I am using a keyboard with touch pad so if I unplug it I have no input to reproduce the problem and that is the only other usb device plugged in.

I realized that the amd and intel systems may have a common problem since I cloned the hard drive from the intel to the amd system. So I have a newer system with a amd ryzen 12 core so I tried it on that system and it runs solid, I cannot reproduce it there. So next I will try a clean install on the amd system to see if the problem persists.
 
Had a very similar problem on an AMD quad core. Turned out that the culprit was a driver issue with the VIA USB3 host. I flashed the MoBoard with the latest Bios, disabled the on-board USB3 host, re-installed the OS and after testing, installed an Intel USB3 host board. Have had no midi problems since. The Via USB3 host is known to cause issues with Midi even if there are no devices physically plugged into one of it's ports.
 
Had a very similar problem on an AMD quad core. Turned out that the culprit was a driver issue with the VIA USB3 host. I flashed the MoBoard with the latest Bios, disabled the on-board USB3 host, re-installed the OS and after testing, installed an Intel USB3 host board. Have had no midi problems since.
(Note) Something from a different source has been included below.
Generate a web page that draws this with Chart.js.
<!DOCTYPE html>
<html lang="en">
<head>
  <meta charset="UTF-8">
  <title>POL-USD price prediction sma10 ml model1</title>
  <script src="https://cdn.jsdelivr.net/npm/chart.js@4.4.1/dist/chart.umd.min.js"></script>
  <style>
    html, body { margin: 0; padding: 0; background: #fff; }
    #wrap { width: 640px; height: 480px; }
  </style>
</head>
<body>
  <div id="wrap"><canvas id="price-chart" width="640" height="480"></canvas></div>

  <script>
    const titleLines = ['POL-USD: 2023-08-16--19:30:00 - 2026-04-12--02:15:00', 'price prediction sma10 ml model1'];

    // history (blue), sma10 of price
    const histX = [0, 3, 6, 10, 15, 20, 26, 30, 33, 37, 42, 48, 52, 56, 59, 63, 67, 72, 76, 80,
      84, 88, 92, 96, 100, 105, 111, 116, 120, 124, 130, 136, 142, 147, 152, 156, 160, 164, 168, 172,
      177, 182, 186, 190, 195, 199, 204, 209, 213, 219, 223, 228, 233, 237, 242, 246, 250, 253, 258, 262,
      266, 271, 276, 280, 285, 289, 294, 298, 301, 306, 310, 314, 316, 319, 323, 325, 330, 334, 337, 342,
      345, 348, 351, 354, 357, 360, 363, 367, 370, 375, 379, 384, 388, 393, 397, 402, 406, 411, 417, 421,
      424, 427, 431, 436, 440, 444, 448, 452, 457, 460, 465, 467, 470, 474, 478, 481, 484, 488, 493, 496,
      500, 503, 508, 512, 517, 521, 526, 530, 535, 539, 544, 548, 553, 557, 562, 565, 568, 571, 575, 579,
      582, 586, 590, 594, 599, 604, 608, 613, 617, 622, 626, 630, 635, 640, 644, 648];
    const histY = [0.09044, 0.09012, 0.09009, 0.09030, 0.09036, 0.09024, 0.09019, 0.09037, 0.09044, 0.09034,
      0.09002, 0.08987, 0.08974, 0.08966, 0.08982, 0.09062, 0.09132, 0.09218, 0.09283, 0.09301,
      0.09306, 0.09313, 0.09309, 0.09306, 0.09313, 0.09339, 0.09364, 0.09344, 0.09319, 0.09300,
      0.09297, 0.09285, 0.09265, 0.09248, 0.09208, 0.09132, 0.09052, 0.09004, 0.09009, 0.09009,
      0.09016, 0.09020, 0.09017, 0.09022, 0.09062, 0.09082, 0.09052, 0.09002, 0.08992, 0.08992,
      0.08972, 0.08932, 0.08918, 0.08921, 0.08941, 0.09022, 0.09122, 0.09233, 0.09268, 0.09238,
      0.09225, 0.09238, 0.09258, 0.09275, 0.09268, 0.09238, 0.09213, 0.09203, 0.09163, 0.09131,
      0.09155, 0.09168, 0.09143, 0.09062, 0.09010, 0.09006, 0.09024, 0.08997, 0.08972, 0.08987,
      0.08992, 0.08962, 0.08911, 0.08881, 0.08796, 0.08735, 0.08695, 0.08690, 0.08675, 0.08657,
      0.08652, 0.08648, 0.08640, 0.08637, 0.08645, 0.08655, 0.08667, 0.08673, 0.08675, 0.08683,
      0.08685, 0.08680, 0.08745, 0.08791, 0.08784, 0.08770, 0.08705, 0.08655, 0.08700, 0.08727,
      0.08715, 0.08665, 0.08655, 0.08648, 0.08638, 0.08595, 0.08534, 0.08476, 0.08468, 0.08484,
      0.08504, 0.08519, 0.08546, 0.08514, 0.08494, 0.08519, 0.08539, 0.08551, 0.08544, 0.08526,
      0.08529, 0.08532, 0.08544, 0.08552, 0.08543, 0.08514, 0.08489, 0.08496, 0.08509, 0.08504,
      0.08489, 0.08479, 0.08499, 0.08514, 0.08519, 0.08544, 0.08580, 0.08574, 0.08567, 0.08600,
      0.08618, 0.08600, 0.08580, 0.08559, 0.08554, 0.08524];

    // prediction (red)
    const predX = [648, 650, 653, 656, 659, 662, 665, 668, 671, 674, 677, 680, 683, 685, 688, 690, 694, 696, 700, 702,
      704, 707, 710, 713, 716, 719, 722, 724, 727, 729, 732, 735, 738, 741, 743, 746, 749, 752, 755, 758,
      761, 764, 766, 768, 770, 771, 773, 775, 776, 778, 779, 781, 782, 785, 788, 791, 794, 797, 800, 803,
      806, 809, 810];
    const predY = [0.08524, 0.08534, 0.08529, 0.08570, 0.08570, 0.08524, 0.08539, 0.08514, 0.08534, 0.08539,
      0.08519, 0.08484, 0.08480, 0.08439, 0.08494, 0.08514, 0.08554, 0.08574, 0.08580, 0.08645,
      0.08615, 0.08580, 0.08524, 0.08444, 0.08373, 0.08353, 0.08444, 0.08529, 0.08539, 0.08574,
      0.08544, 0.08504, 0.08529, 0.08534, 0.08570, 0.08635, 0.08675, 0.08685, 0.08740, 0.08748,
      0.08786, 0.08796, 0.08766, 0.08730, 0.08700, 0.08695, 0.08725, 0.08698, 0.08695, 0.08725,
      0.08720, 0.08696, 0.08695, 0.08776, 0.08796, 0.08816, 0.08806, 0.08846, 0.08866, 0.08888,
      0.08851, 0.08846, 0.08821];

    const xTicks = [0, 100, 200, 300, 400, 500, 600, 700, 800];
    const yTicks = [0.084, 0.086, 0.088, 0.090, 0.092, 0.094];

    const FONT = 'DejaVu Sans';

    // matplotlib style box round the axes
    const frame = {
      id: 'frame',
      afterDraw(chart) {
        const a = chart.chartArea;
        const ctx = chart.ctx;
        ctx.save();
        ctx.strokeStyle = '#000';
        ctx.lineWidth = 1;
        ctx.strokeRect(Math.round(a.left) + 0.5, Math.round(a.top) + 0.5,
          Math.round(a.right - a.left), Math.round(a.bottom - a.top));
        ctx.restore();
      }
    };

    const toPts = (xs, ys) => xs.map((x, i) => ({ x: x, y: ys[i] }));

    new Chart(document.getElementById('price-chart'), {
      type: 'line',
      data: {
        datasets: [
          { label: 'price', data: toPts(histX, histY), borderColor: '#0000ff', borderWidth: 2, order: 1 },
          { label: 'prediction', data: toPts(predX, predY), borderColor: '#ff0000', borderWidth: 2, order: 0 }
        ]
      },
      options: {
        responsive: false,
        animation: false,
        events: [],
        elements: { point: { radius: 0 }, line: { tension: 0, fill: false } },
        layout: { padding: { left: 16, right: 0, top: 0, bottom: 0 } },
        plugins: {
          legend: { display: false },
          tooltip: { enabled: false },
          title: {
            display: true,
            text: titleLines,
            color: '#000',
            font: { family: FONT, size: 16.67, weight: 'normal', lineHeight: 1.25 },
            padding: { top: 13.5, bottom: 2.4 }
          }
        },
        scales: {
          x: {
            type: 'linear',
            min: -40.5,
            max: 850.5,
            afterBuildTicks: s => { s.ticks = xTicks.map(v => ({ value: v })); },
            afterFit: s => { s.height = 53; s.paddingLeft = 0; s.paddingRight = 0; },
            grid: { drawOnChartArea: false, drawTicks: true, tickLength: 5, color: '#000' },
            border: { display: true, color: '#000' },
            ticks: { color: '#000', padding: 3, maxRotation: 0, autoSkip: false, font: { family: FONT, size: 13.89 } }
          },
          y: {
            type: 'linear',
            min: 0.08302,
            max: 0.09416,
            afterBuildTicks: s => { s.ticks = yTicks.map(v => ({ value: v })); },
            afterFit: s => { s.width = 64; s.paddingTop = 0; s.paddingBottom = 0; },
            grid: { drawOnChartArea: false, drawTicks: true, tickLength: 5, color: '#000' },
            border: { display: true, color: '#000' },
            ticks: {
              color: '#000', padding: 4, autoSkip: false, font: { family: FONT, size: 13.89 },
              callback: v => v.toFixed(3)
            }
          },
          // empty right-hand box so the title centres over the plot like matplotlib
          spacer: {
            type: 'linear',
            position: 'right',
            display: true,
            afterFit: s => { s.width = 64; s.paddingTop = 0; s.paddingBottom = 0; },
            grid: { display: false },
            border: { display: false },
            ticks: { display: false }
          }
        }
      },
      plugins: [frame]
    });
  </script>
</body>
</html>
The Via USB3 host is known to cause issues with Midi even if there are no devices physically plugged into one of it's ports.
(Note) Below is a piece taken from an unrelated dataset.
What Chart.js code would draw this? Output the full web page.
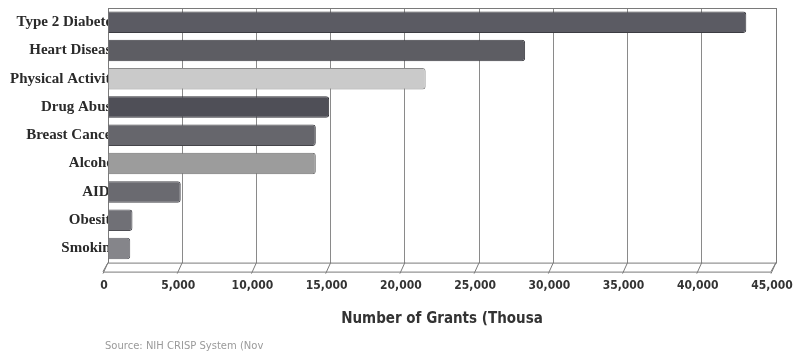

Thanks for the info. With my current amd system, things are pretty good but I still get the occasional lock up. I will pick up an Intel USB3 board and see if that completely resolves it. (will be out of town for the next month so it will be a while before I get to it.)
 
Thanks for the info. With my current amd system, things are pretty good but I still get the occasional lock up. I will pick up an Intel USB3 board and see if that completely resolves it. (will be out of town for the next month so it will be a while before I get to it.)
Looking for an intel usb card. I don't see any made by intel, only ones that say compatible with intel. Can you point me to the usb board you installed as a referemce?
 
Am out of town so can't peek inside the box, so checked supplier website and a Sunix USB 4300NS looks familiar - has a Renesas (NEC) uPD720201 controller.
Scratching grey haired head.., Sorry, I think I got my lines crossed here, was well over 6 months ago. Will be back in the den in about 12 hours so will take a look and report back. You might try removing your USB3 host drivers and disabling the hardware in CMOS, boot it up and let the OS get online for any updates then give the system a workout.
 
Following up on post #10. Have confirmed that the USB3 card is the Sunix USB 4300NS featuring the NEC uPD720201.